La giovane famiglia arriva a Melbourne nel 1964 e Teresa trova subito lavoro in fabbrica, lei che non ha mai perso quella grande manualità e velocità che aveva sin da bambina, ereditata dalla mamma che, “nonostante fosse piccola, aveva una grande forza e quando camminava era così veloce che sembrava volare”. Il lavoro a cottimo però non bastava e, oltre a richiedere un grande sforzo fisico da parte di Teresa, le apportava un enorme carico mentale.
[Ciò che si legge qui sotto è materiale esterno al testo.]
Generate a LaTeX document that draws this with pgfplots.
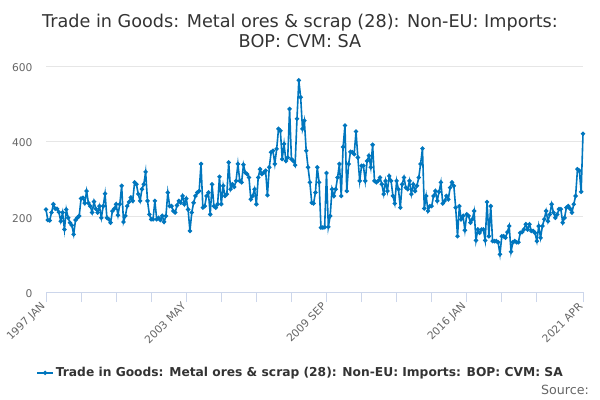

“Ho trovato quindi un lavoro fisso, retribuito regolarmente, in ospedale, come donna delle pulizie”. Dopo quattordici anni, complici anche alcuni problemi alla schiena a seguito di una vita passata a lavorare duramente, Teresa decide di ritirarsi all’età di 52 anni. “Era arrivato il momento per me di staccare e dedicarmi a tempo pieno alla mia famiglia”.
Oggi, Teresa, anche se è l’ultima componente della sua famiglia d’origine a rimanere in vita, vanta sei nipoti e otto pronipoti, il più piccolo dei quali ha da poco compiuto un anno.
Durante tutti gli anni passati oltreoceano, però, Teresa non ha mai dimenticato la sua Solarino: “Sono tornata due volte: nel 1981, la prima volta, e già in quell’occasione l’avevo trovata cambiata dalla testa ai piedi. Non conoscevo più nessuno; anche io ero una straniera ormai”. Poi, nel 1996, Teresa fa visita una seconda volta, sentendosi questa volta totalmente alienata dal suo paese natìo: “Parlavano tutti italiano – non li capivo. Io parlo solo il dialetto e l’inglese che ho imparato in Australia”, dice.
Nell’inverno del 2019, pochi mesi dopo il 70esimo anniversario di matrimonio, il marito Salvatore scompare. “Siamo stati sposati per 70 anni, tre mesi e sette giorni. Mio marito è stato e sarà sempre il mio unico amore. Perché l’amore vero, secondo me, è uno solo. Certo, il nostro matrimonio non è stato tutto rose e fiori, ma abbiamo tirato avanti. Prima si soffriva e si stava insieme. Oggi, invece, appena si soffre si fa la valigia, e via”.